Ethlabs' thesis page frames the project around a single fork in the road for the global economy: a fragmented multi-chain world versus Ethereum as a universal settlement layer. The lab backs the latter. "The internet became global because shared protocols created a common language between networks," the thesis reads. "Finance is approaching a similar moment."

Three pillars underpin the thesis. First, credible neutrality: "Ten years of uptime and the lowest counterparty risk. Ground that cannot be pulled away by any one country, institution, company, or person." Second, ETH as the reference asset: "The most valuable, programmable store of value. A decade of broad distribution, deep liquidity in onchain markets, and maximally trustless asset on Ethereum." Third, builders and DeFi: markets, credit, exchange, and coordination open to anyone.

The lab describes its position as sitting between builders at the frontier and the protocol that must support them, translating what users, applications, wallets, L2s, infrastructure teams, institutions, and core developers actually need into protocol work, shared standards, infrastructure, and shipped products.

Anchor Funders

Bitmine is the largest corporate ETH treasury company by holdings. The Defiant reported in June that Bitmine purchased 126,971 ETH for approximately $207 million in a single week, lifting its total treasury to 5.54 million ETH. Bitmine has also been building out its own validator infrastructure: the company launched its proprietary Ethereum validator network MAVAN in March.

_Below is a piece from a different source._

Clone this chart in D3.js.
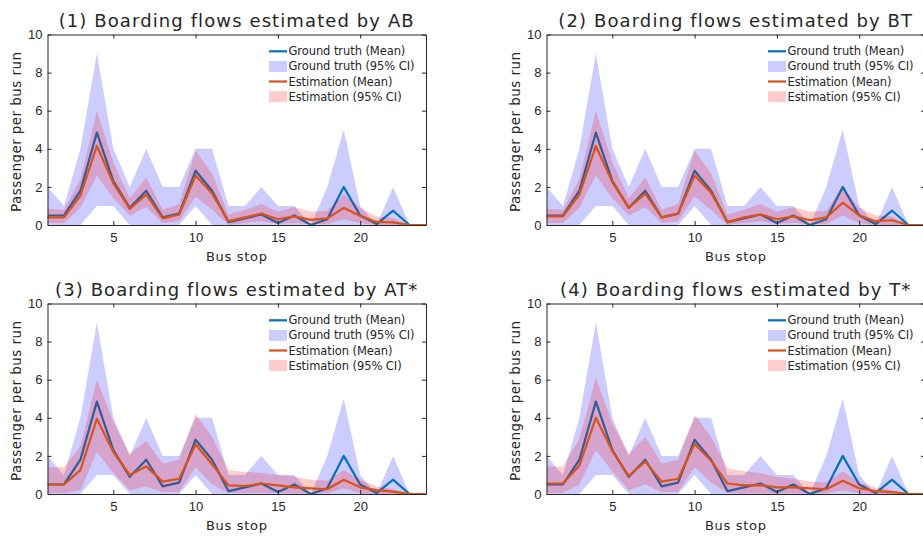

Sharplink is another corporate ETH buyer. Galaxy agreed in May to manage a $125 million DeFi yield fund seeded by Sharplink's ETH treasury. Joe Lubin is the founder of ConsenSys and an Ethereum co-founder. His involvement as an individual anchor funder sits alongside the two treasury companies as a distinct form of personal institutional commitment.

The funding page also lists institutional contributors SNZ, Octant, and Anchorage Digital, alongside investor Konstantin Lomashuk. Community supporters include Hayden Adams of Uniswap, Jesse Pollak of Base, Danny Ryan of Etherealize, Justin Drake of the Ethereum Foundation, Tim Beiko, and Haseeb Qureshi of Dragonfly, among roughly 50 named contributors.

EF Spinout Moment

The timing of Ethlabs' launch is notable. On the same day, Aerugo, the EF's Chief Strategy Advisor, published a six-part execution thread setting out the foundation's new mandate, including a section explicitly on EF spinouts and the criteria for when external work warrants EF funding.

Aerugo wrote that spinout work must meet a specific test: "Is this work mandate-critical? Would the EF do this work internally if it had the organizational and financial capacity? Is there no better natural home? Can the external party execute without increasing capture risk, private extraction, opacity, or dependence?"

On the central research themes, Ethlabs and the EF framework overlap directly. Aerugo's thread described MEV elimination as "the next major front in the cypherpunk war," placing it at the center of the EF's core protocol agenda. That is precisely the territory where Dietrichs and Monnot built their research careers. Ethlabs describes itself as "independent but Ethereum is a shared project" and positions its role as "one node in a much larger network of stewards."